→ Requirements: The material below should be written out in full and exactly; pictures stay out of the copy.
--*--
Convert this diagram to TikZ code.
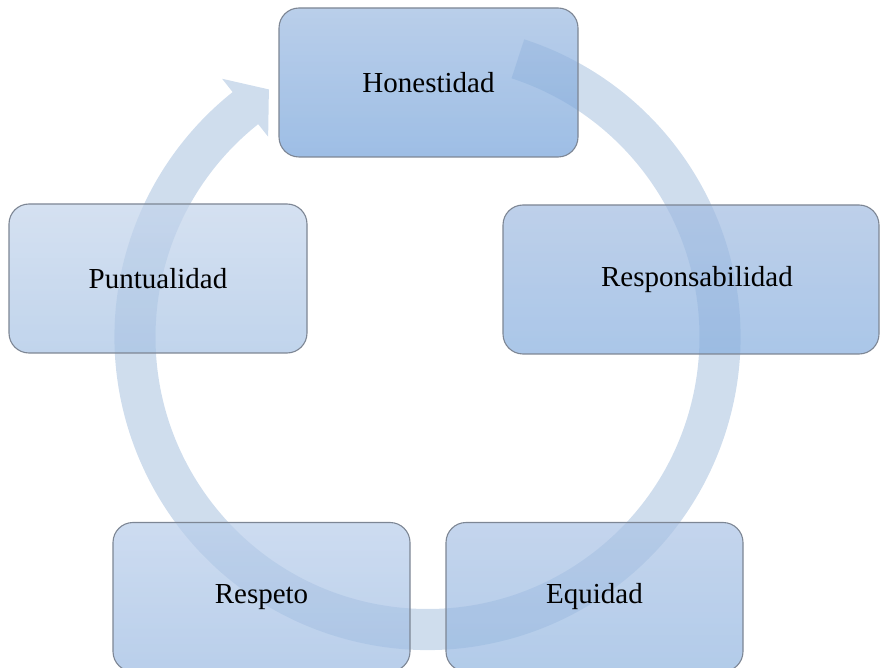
\documentclass[tikz,border=0pt]{standalone}
\usepackage{fontspec}
\setmainfont{Liberation Serif}
\usetikzlibrary{calc}
\definecolor{bandc}{RGB}{79,129,189}
\definecolor{edgec}{RGB}{125,134,148}
\definecolor{hT}{RGB}{156,186,225}\definecolor{hB}{RGB}{116,162,218}
\definecolor{rT}{RGB}{162,188,225}\definecolor{rB}{RGB}{134,174,222}
\definecolor{eT}{RGB}{171,195,229}\definecolor{eB}{RGB}{145,181,224}
\definecolor{sT}{RGB}{184,205,234}\definecolor{sB}{RGB}{155,186,226}
\definecolor{pT}{RGB}{195,212,235}\definecolor{pB}{RGB}{166,194,228}
\tikzset{
  valbox/.style={rectangle, rounded corners=20pt, draw=edgec, line width=1.1pt,
    minimum height=149pt, fill opacity=0.7, draw opacity=1, text opacity=1,
    font=\fontsize{29}{34}\selectfont, inner sep=0pt},
  band/.style={fill=bandc, fill opacity=0.27}
}
\begin{document}
\begin{tikzpicture}[x=1pt,y=1pt]
\useasboundingbox (0,0) rectangle (881,-668);
\coordinate (C) at (427.5,-337);
% circular arrow
\fill[band] ($(C)+(72:313pt)$) arc[start angle=72, end angle=-231.5, radius=313pt]
  -- ($(C)+(128.5:330pt)$)
  -- ($(C)+(128.5:292.5pt)+(38.5:30pt)$)
  -- ($(C)+(128.5:256pt)$)
  -- ($(C)+(128.5:272pt)$)
  arc[start angle=-231.5, end angle=72, radius=272pt] -- cycle;
% boxes
\node[valbox, minimum width=299pt, top color=hT, bottom color=hB] (hon) at (428.5,-82.5) {Honestidad};
\node[valbox, minimum width=376pt, top color=rT, bottom color=rB] (res) at (691,-279.5) {\hspace*{12pt}\raisebox{-2pt}{Responsabilidad}};
\node[valbox, minimum width=297pt, top color=eT, bottom color=eB] (equ) at (594.5,-597) {Equidad};
\node[valbox, minimum width=297pt, top color=sT, bottom color=sB] (rsp) at (261.5,-597) {Respeto};
\node[valbox, minimum width=298pt, top color=pT, bottom color=pB] (pun) at (158,-278.5) {Puntualidad};
\end{tikzpicture}
\end{document}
--*--
→ Correct response:
Convert this diagram to TikZ code.
\documentclass[tikz,border=0pt]{standalone}
\usepackage{fontspec}
\setmainfont{Liberation Serif}
\usetikzlibrary{calc}
\definecolor{bandc}{RGB}{79,129,189}
\definecolor{edgec}{RGB}{125,134,148}
\definecolor{hT}{RGB}{156,186,225}\definecolor{hB}{RGB}{116,162,218}
\definecolor{rT}{RGB}{162,188,225}\definecolor{rB}{RGB}{134,174,222}
\definecolor{eT}{RGB}{171,195,229}\definecolor{eB}{RGB}{145,181,224}
\definecolor{sT}{RGB}{184,205,234}\definecolor{sB}{RGB}{155,186,226}
\definecolor{pT}{RGB}{195,212,235}\definecolor{pB}{RGB}{166,194,228}
\tikzset{
  valbox/.style={rectangle, rounded corners=20pt, draw=edgec, line width=1.1pt,
    minimum height=149pt, fill opacity=0.7, draw opacity=1, text opacity=1,
    font=\fontsize{29}{34}\selectfont, inner sep=0pt},
  band/.style={fill=bandc, fill opacity=0.27}
}
\begin{document}
\begin{tikzpicture}[x=1pt,y=1pt]
\useasboundingbox (0,0) rectangle (881,-668);
\coordinate (C) at (427.5,-337);
% circular arrow
\fill[band] ($(C)+(72:313pt)$) arc[start angle=72, end angle=-231.5, radius=313pt]
  -- ($(C)+(128.5:330pt)$)
  -- ($(C)+(128.5:292.5pt)+(38.5:30pt)$)
  -- ($(C)+(128.5:256pt)$)
  -- ($(C)+(128.5:272pt)$)
  arc[start angle=-231.5, end angle=72, radius=272pt] -- cycle;
% boxes
\node[valbox, minimum width=299pt, top color=hT, bottom color=hB] (hon) at (428.5,-82.5) {Honestidad};
\node[valbox, minimum width=376pt, top color=rT, bottom color=rB] (res) at (691,-279.5) {\hspace*{12pt}\raisebox{-2pt}{Responsabilidad}};
\node[valbox, minimum width=297pt, top color=eT, bottom color=eB] (equ) at (594.5,-597) {Equidad};
\node[valbox, minimum width=297pt, top color=sT, bottom color=sB] (rsp) at (261.5,-597) {Respeto};
\node[valbox, minimum width=298pt, top color=pT, bottom color=pB] (pun) at (158,-278.5) {Puntualidad};
\end{tikzpicture}
\end{document}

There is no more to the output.